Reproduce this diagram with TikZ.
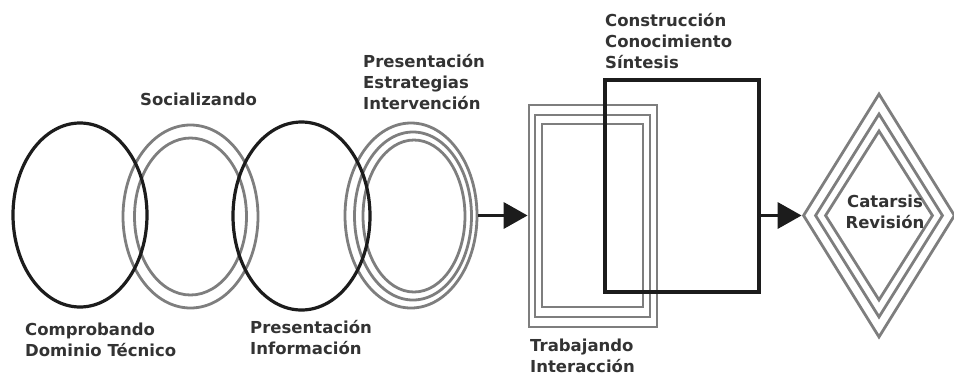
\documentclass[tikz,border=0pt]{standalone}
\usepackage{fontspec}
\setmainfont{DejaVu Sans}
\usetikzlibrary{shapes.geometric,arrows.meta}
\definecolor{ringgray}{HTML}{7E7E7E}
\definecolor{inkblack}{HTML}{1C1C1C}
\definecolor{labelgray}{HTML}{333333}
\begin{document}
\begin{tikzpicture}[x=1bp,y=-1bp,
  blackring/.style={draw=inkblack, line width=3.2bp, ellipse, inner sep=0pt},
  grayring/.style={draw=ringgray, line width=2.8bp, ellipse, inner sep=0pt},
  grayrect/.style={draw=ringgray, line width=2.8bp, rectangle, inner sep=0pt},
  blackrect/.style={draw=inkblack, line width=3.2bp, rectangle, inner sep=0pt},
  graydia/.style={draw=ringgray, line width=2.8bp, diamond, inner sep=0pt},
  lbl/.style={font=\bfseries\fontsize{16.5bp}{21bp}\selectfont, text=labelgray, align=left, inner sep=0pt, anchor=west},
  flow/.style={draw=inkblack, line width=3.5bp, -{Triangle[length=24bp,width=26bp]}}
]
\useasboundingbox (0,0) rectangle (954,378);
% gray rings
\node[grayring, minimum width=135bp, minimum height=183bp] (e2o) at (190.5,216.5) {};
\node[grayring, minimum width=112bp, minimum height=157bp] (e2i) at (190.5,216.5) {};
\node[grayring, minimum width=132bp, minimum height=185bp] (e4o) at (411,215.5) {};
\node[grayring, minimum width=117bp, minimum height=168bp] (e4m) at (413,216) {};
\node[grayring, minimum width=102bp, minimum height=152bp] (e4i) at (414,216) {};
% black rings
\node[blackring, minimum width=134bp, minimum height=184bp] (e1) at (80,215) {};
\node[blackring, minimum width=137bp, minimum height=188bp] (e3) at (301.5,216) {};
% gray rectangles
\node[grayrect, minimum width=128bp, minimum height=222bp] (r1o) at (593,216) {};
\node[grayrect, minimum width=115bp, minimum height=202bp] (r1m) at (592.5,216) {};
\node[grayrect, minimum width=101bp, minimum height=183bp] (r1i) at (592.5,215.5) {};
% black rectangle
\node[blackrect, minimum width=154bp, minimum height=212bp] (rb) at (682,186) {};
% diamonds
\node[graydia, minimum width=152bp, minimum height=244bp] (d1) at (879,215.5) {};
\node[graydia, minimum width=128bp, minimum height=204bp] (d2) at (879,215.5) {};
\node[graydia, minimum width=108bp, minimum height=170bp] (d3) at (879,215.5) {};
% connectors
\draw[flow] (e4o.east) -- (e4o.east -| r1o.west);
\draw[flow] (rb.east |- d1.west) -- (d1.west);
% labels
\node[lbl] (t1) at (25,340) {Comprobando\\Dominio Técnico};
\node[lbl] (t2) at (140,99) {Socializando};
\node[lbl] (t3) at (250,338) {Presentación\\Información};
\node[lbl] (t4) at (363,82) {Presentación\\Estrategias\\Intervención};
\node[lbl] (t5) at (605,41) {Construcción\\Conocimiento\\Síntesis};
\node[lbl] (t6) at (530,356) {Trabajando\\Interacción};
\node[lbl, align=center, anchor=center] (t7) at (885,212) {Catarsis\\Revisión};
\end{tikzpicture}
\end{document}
□ □ □ □
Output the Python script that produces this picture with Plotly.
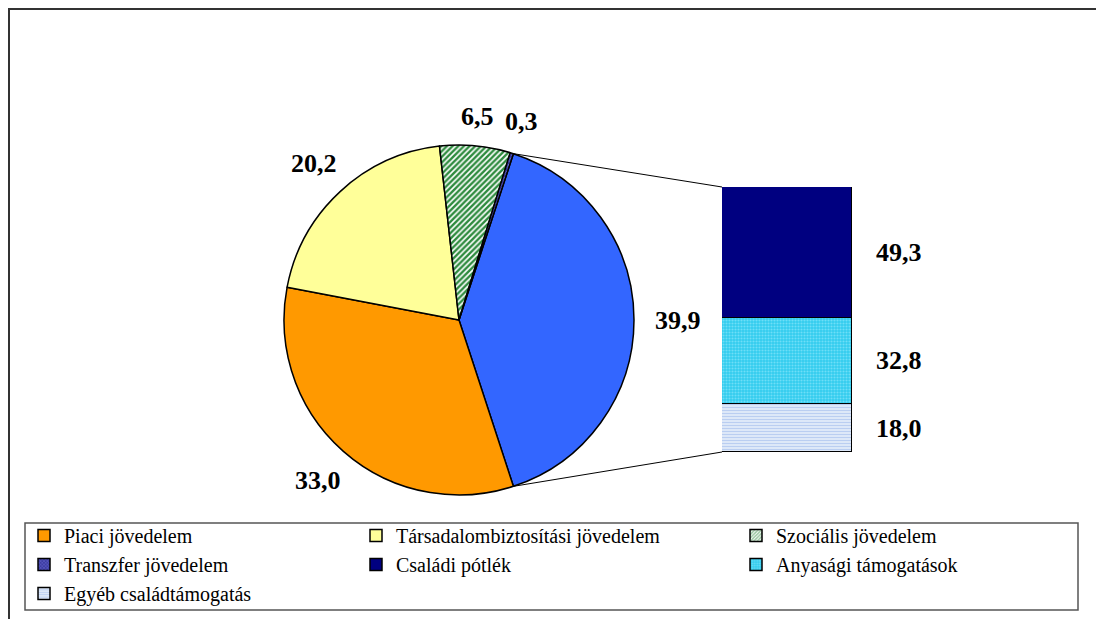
□ □ □ □
• SET PROBLEM:
Scan the material above. Copy each line where "with" occurs.

• THE ANSWER:
Reproduce this diagram with TikZ.
Output the Python script that produces this picture with Plotly.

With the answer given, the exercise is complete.